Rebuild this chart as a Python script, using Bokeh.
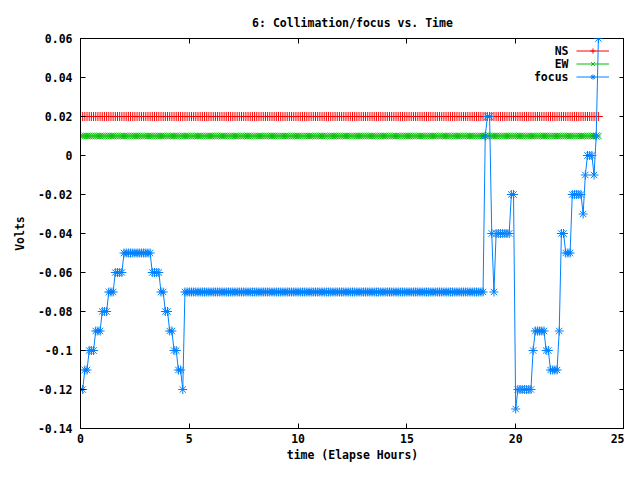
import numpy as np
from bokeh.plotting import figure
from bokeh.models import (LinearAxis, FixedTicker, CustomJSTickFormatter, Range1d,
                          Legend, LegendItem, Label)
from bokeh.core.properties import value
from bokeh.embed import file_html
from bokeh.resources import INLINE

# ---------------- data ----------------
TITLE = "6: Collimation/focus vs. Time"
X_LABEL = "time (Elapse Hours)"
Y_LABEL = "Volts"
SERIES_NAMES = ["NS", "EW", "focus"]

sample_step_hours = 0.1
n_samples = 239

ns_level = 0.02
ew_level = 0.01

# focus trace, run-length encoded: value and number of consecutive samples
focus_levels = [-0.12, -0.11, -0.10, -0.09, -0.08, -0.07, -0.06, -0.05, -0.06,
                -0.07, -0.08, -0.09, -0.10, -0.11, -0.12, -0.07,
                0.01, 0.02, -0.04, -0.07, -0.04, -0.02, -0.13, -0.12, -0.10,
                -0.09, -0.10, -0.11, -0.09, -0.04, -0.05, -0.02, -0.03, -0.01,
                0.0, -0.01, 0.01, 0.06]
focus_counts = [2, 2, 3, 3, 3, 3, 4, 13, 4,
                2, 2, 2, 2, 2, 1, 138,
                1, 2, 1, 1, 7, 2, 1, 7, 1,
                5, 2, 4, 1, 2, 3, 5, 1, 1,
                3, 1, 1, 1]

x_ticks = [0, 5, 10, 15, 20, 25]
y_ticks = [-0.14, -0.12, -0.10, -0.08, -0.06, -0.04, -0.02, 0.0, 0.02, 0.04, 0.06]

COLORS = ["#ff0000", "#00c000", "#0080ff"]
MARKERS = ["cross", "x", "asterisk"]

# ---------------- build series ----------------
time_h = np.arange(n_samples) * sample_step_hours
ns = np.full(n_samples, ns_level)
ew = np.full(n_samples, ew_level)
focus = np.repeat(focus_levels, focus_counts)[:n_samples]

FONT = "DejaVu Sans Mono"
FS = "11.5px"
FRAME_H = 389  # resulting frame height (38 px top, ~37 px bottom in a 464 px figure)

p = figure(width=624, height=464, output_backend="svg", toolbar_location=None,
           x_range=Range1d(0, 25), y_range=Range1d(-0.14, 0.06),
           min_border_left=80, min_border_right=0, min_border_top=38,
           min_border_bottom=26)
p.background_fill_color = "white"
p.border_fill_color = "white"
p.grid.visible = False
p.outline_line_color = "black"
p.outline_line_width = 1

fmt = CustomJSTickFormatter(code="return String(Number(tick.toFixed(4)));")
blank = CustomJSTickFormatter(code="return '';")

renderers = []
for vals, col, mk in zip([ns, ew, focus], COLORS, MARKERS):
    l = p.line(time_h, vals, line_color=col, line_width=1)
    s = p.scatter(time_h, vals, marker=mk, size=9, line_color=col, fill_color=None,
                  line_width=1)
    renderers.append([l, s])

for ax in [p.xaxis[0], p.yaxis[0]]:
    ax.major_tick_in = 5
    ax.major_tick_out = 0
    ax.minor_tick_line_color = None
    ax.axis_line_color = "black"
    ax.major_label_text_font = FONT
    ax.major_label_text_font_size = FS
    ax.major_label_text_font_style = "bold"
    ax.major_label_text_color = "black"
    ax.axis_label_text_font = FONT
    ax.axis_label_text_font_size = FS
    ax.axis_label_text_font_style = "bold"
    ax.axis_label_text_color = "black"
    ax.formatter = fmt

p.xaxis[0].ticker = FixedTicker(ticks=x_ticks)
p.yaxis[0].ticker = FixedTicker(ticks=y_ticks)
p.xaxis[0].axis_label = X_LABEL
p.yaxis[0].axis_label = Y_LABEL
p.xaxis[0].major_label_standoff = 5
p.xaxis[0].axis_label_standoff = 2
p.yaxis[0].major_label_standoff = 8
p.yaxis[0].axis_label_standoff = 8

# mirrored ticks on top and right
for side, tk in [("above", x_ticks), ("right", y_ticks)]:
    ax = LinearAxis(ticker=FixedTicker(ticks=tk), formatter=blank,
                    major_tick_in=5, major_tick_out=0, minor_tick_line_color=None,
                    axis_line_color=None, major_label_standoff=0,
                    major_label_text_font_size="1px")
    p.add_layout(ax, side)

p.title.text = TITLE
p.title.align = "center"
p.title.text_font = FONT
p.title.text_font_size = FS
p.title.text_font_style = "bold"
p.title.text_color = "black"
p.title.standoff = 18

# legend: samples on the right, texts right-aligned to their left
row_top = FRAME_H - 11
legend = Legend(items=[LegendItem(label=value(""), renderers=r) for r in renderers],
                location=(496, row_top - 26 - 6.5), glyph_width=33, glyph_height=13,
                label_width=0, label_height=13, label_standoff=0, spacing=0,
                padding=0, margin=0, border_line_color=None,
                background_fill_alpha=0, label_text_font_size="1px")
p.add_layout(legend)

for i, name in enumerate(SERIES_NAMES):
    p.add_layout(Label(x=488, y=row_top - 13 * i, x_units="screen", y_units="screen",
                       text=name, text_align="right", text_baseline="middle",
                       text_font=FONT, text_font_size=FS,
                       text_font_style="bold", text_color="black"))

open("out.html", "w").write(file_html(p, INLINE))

•••••

Task goal:
Copy out each line word for word, please, skipping the images.

Response:
Rebuild this chart as a Python script, using Bokeh.
import numpy as np
from bokeh.plotting import figure
from bokeh.models import (LinearAxis, FixedTicker, CustomJSTickFormatter, Range1d,
                          Legend, LegendItem, Label)
from bokeh.core.properties import value
from bokeh.embed import file_html
from bokeh.resources import INLINE

# ---------------- data ----------------
TITLE = "6: Collimation/focus vs. Time"
X_LABEL = "time (Elapse Hours)"
Y_LABEL = "Volts"
SERIES_NAMES = ["NS", "EW", "focus"]

sample_step_hours = 0.1
n_samples = 239

ns_level = 0.02
ew_level = 0.01

# focus trace, run-length encoded: value and number of consecutive samples
focus_levels = [-0.12, -0.11, -0.10, -0.09, -0.08, -0.07, -0.06, -0.05, -0.06,
                -0.07, -0.08, -0.09, -0.10, -0.11, -0.12, -0.07,
                0.01, 0.02, -0.04, -0.07, -0.04, -0.02, -0.13, -0.12, -0.10,
                -0.09, -0.10, -0.11, -0.09, -0.04, -0.05, -0.02, -0.03, -0.01,
                0.0, -0.01, 0.01, 0.06]
focus_counts = [2, 2, 3, 3, 3, 3, 4, 13, 4,
                2, 2, 2, 2, 2, 1, 138,
                1, 2, 1, 1, 7, 2, 1, 7, 1,
                5, 2, 4, 1, 2, 3, 5, 1, 1,
                3, 1, 1, 1]

x_ticks = [0, 5, 10, 15, 20, 25]
y_ticks = [-0.14, -0.12, -0.10, -0.08, -0.06, -0.04, -0.02, 0.0, 0.02, 0.04, 0.06]

COLORS = ["#ff0000", "#00c000", "#0080ff"]
MARKERS = ["cross", "x", "asterisk"]

# ---------------- build series ----------------
time_h = np.arange(n_samples) * sample_step_hours
ns = np.full(n_samples, ns_level)
ew = np.full(n_samples, ew_level)
focus = np.repeat(focus_levels, focus_counts)[:n_samples]

FONT = "DejaVu Sans Mono"
FS = "11.5px"
FRAME_H = 389  # resulting frame height (38 px top, ~37 px bottom in a 464 px figure)

p = figure(width=624, height=464, output_backend="svg", toolbar_location=None,
           x_range=Range1d(0, 25), y_range=Range1d(-0.14, 0.06),
           min_border_left=80, min_border_right=0, min_border_top=38,
           min_border_bottom=26)
p.background_fill_color = "white"
p.border_fill_color = "white"
p.grid.visible = False
p.outline_line_color = "black"
p.outline_line_width = 1

fmt = CustomJSTickFormatter(code="return String(Number(tick.toFixed(4)));")
blank = CustomJSTickFormatter(code="return '';")

renderers = []
for vals, col, mk in zip([ns, ew, focus], COLORS, MARKERS):
    l = p.line(time_h, vals, line_color=col, line_width=1)
    s = p.scatter(time_h, vals, marker=mk, size=9, line_color=col, fill_color=None,
                  line_width=1)
    renderers.append([l, s])

for ax in [p.xaxis[0], p.yaxis[0]]:
    ax.major_tick_in = 5
    ax.major_tick_out = 0
    ax.minor_tick_line_color = None
    ax.axis_line_color = "black"
    ax.major_label_text_font = FONT
    ax.major_label_text_font_size = FS
    ax.major_label_text_font_style = "bold"
    ax.major_label_text_color = "black"
    ax.axis_label_text_font = FONT
    ax.axis_label_text_font_size = FS
    ax.axis_label_text_font_style = "bold"
    ax.axis_label_text_color = "black"
    ax.formatter = fmt

p.xaxis[0].ticker = FixedTicker(ticks=x_ticks)
p.yaxis[0].ticker = FixedTicker(ticks=y_ticks)
p.xaxis[0].axis_label = X_LABEL
p.yaxis[0].axis_label = Y_LABEL
p.xaxis[0].major_label_standoff = 5
p.xaxis[0].axis_label_standoff = 2
p.yaxis[0].major_label_standoff = 8
p.yaxis[0].axis_label_standoff = 8

# mirrored ticks on top and right
for side, tk in [("above", x_ticks), ("right", y_ticks)]:
    ax = LinearAxis(ticker=FixedTicker(ticks=tk), formatter=blank,
                    major_tick_in=5, major_tick_out=0, minor_tick_line_color=None,
                    axis_line_color=None, major_label_standoff=0,
                    major_label_text_font_size="1px")
    p.add_layout(ax, side)

p.title.text = TITLE
p.title.align = "center"
p.title.text_font = FONT
p.title.text_font_size = FS
p.title.text_font_style = "bold"
p.title.text_color = "black"
p.title.standoff = 18

# legend: samples on the right, texts right-aligned to their left
row_top = FRAME_H - 11
legend = Legend(items=[LegendItem(label=value(""), renderers=r) for r in renderers],
                location=(496, row_top - 26 - 6.5), glyph_width=33, glyph_height=13,
                label_width=0, label_height=13, label_standoff=0, spacing=0,
                padding=0, margin=0, border_line_color=None,
                background_fill_alpha=0, label_text_font_size="1px")
p.add_layout(legend)

for i, name in enumerate(SERIES_NAMES):
    p.add_layout(Label(x=488, y=row_top - 13 * i, x_units="screen", y_units="screen",
                       text=name, text_align="right", text_baseline="middle",
                       text_font=FONT, text_font_size=FS,
                       text_font_style="bold", text_color="black"))

open("out.html", "w").write(file_html(p, INLINE))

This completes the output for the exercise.